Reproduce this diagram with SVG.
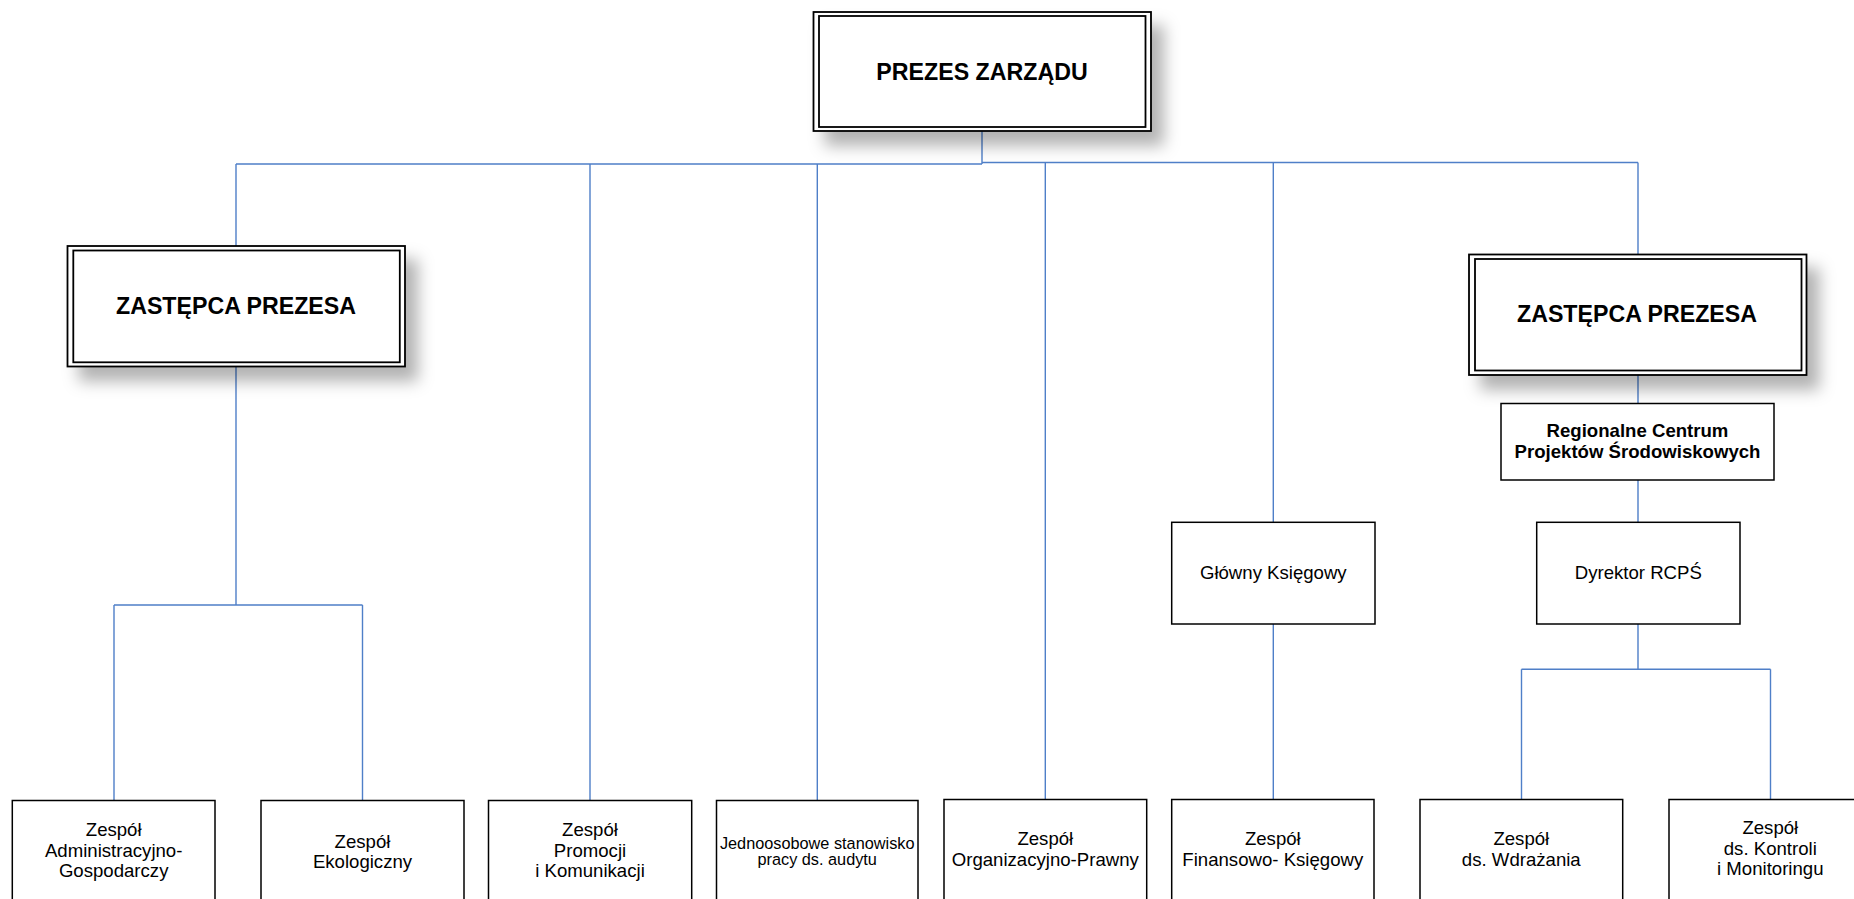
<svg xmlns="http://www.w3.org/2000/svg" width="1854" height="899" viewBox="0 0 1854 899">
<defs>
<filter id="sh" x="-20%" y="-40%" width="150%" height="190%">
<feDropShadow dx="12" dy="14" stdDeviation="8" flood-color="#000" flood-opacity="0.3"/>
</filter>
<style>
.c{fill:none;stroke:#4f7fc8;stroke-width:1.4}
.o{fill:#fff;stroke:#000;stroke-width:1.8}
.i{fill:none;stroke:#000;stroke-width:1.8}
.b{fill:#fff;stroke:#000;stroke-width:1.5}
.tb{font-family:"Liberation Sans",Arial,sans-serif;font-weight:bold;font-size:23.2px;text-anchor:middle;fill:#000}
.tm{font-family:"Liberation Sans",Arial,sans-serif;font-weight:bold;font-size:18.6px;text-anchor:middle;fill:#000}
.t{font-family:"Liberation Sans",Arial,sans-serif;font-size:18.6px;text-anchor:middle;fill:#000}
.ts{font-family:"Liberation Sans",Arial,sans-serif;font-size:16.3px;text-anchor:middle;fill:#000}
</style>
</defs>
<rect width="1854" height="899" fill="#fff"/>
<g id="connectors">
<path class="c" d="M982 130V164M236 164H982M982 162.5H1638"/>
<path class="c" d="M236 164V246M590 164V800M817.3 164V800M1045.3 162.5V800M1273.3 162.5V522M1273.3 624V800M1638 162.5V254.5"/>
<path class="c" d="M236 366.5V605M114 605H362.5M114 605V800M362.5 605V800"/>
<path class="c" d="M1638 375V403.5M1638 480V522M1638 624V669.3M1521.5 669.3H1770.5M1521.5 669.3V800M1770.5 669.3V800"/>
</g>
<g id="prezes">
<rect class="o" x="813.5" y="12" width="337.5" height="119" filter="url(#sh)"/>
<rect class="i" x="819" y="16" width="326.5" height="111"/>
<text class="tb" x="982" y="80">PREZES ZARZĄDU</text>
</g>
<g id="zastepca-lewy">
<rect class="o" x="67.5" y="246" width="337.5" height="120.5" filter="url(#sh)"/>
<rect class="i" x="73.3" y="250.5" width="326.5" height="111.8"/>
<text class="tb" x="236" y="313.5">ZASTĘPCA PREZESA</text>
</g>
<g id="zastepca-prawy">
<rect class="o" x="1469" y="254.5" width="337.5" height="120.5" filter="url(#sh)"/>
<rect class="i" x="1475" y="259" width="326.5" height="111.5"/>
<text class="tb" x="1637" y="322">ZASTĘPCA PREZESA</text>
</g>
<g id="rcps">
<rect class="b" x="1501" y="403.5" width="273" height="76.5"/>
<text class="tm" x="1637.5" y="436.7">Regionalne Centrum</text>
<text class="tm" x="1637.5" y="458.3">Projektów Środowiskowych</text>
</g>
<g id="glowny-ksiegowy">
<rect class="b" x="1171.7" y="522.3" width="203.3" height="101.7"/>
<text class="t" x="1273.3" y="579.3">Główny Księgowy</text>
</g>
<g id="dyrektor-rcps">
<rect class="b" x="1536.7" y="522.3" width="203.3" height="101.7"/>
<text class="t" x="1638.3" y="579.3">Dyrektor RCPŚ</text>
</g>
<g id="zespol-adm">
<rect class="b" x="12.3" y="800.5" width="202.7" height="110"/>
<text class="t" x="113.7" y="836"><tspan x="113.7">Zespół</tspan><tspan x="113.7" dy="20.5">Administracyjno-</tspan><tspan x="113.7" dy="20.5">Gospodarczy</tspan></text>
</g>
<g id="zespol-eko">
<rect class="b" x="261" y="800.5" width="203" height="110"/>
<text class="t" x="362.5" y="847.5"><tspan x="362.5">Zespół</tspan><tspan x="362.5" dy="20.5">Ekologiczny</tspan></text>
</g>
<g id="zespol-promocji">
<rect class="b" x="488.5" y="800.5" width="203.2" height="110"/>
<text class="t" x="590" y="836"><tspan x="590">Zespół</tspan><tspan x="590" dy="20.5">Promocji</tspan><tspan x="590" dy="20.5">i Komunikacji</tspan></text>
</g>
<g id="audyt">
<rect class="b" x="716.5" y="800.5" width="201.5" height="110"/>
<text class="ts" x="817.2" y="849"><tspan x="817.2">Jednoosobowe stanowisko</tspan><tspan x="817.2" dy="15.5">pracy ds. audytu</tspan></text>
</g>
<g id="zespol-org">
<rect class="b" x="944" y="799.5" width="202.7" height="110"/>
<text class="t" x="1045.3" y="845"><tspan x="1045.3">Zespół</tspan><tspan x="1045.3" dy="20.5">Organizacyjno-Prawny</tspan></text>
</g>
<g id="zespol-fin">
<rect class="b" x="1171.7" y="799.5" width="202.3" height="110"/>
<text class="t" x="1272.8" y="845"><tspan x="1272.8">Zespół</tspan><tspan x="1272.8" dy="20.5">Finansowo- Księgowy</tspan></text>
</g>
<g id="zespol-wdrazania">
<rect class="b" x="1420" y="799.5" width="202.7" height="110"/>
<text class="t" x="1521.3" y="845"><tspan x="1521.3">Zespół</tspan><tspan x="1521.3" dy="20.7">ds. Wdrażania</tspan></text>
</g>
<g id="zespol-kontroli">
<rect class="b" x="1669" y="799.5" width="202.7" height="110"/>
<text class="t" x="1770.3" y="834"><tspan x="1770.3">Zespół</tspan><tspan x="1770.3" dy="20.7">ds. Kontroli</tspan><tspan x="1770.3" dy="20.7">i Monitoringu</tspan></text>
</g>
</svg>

__TASK PROMPT__
Pictures are excluded; output everything else in the data verbatim.

__EXPECTED OUTPUT__
Reproduce this diagram with SVG.
<svg xmlns="http://www.w3.org/2000/svg" width="1854" height="899" viewBox="0 0 1854 899">
<defs>
<filter id="sh" x="-20%" y="-40%" width="150%" height="190%">
<feDropShadow dx="12" dy="14" stdDeviation="8" flood-color="#000" flood-opacity="0.3"/>
</filter>
<style>
.c{fill:none;stroke:#4f7fc8;stroke-width:1.4}
.o{fill:#fff;stroke:#000;stroke-width:1.8}
.i{fill:none;stroke:#000;stroke-width:1.8}
.b{fill:#fff;stroke:#000;stroke-width:1.5}
.tb{font-family:"Liberation Sans",Arial,sans-serif;font-weight:bold;font-size:23.2px;text-anchor:middle;fill:#000}
.tm{font-family:"Liberation Sans",Arial,sans-serif;font-weight:bold;font-size:18.6px;text-anchor:middle;fill:#000}
.t{font-family:"Liberation Sans",Arial,sans-serif;font-size:18.6px;text-anchor:middle;fill:#000}
.ts{font-family:"Liberation Sans",Arial,sans-serif;font-size:16.3px;text-anchor:middle;fill:#000}
</style>
</defs>
<rect width="1854" height="899" fill="#fff"/>
<g id="connectors">
<path class="c" d="M982 130V164M236 164H982M982 162.5H1638"/>
<path class="c" d="M236 164V246M590 164V800M817.3 164V800M1045.3 162.5V800M1273.3 162.5V522M1273.3 624V800M1638 162.5V254.5"/>
<path class="c" d="M236 366.5V605M114 605H362.5M114 605V800M362.5 605V800"/>
<path class="c" d="M1638 375V403.5M1638 480V522M1638 624V669.3M1521.5 669.3H1770.5M1521.5 669.3V800M1770.5 669.3V800"/>
</g>
<g id="prezes">
<rect class="o" x="813.5" y="12" width="337.5" height="119" filter="url(#sh)"/>
<rect class="i" x="819" y="16" width="326.5" height="111"/>
<text class="tb" x="982" y="80">PREZES ZARZĄDU</text>
</g>
<g id="zastepca-lewy">
<rect class="o" x="67.5" y="246" width="337.5" height="120.5" filter="url(#sh)"/>
<rect class="i" x="73.3" y="250.5" width="326.5" height="111.8"/>
<text class="tb" x="236" y="313.5">ZASTĘPCA PREZESA</text>
</g>
<g id="zastepca-prawy">
<rect class="o" x="1469" y="254.5" width="337.5" height="120.5" filter="url(#sh)"/>
<rect class="i" x="1475" y="259" width="326.5" height="111.5"/>
<text class="tb" x="1637" y="322">ZASTĘPCA PREZESA</text>
</g>
<g id="rcps">
<rect class="b" x="1501" y="403.5" width="273" height="76.5"/>
<text class="tm" x="1637.5" y="436.7">Regionalne Centrum</text>
<text class="tm" x="1637.5" y="458.3">Projektów Środowiskowych</text>
</g>
<g id="glowny-ksiegowy">
<rect class="b" x="1171.7" y="522.3" width="203.3" height="101.7"/>
<text class="t" x="1273.3" y="579.3">Główny Księgowy</text>
</g>
<g id="dyrektor-rcps">
<rect class="b" x="1536.7" y="522.3" width="203.3" height="101.7"/>
<text class="t" x="1638.3" y="579.3">Dyrektor RCPŚ</text>
</g>
<g id="zespol-adm">
<rect class="b" x="12.3" y="800.5" width="202.7" height="110"/>
<text class="t" x="113.7" y="836"><tspan x="113.7">Zespół</tspan><tspan x="113.7" dy="20.5">Administracyjno-</tspan><tspan x="113.7" dy="20.5">Gospodarczy</tspan></text>
</g>
<g id="zespol-eko">
<rect class="b" x="261" y="800.5" width="203" height="110"/>
<text class="t" x="362.5" y="847.5"><tspan x="362.5">Zespół</tspan><tspan x="362.5" dy="20.5">Ekologiczny</tspan></text>
</g>
<g id="zespol-promocji">
<rect class="b" x="488.5" y="800.5" width="203.2" height="110"/>
<text class="t" x="590" y="836"><tspan x="590">Zespół</tspan><tspan x="590" dy="20.5">Promocji</tspan><tspan x="590" dy="20.5">i Komunikacji</tspan></text>
</g>
<g id="audyt">
<rect class="b" x="716.5" y="800.5" width="201.5" height="110"/>
<text class="ts" x="817.2" y="849"><tspan x="817.2">Jednoosobowe stanowisko</tspan><tspan x="817.2" dy="15.5">pracy ds. audytu</tspan></text>
</g>
<g id="zespol-org">
<rect class="b" x="944" y="799.5" width="202.7" height="110"/>
<text class="t" x="1045.3" y="845"><tspan x="1045.3">Zespół</tspan><tspan x="1045.3" dy="20.5">Organizacyjno-Prawny</tspan></text>
</g>
<g id="zespol-fin">
<rect class="b" x="1171.7" y="799.5" width="202.3" height="110"/>
<text class="t" x="1272.8" y="845"><tspan x="1272.8">Zespół</tspan><tspan x="1272.8" dy="20.5">Finansowo- Księgowy</tspan></text>
</g>
<g id="zespol-wdrazania">
<rect class="b" x="1420" y="799.5" width="202.7" height="110"/>
<text class="t" x="1521.3" y="845"><tspan x="1521.3">Zespół</tspan><tspan x="1521.3" dy="20.7">ds. Wdrażania</tspan></text>
</g>
<g id="zespol-kontroli">
<rect class="b" x="1669" y="799.5" width="202.7" height="110"/>
<text class="t" x="1770.3" y="834"><tspan x="1770.3">Zespół</tspan><tspan x="1770.3" dy="20.7">ds. Kontroli</tspan><tspan x="1770.3" dy="20.7">i Monitoringu</tspan></text>
</g>
</svg>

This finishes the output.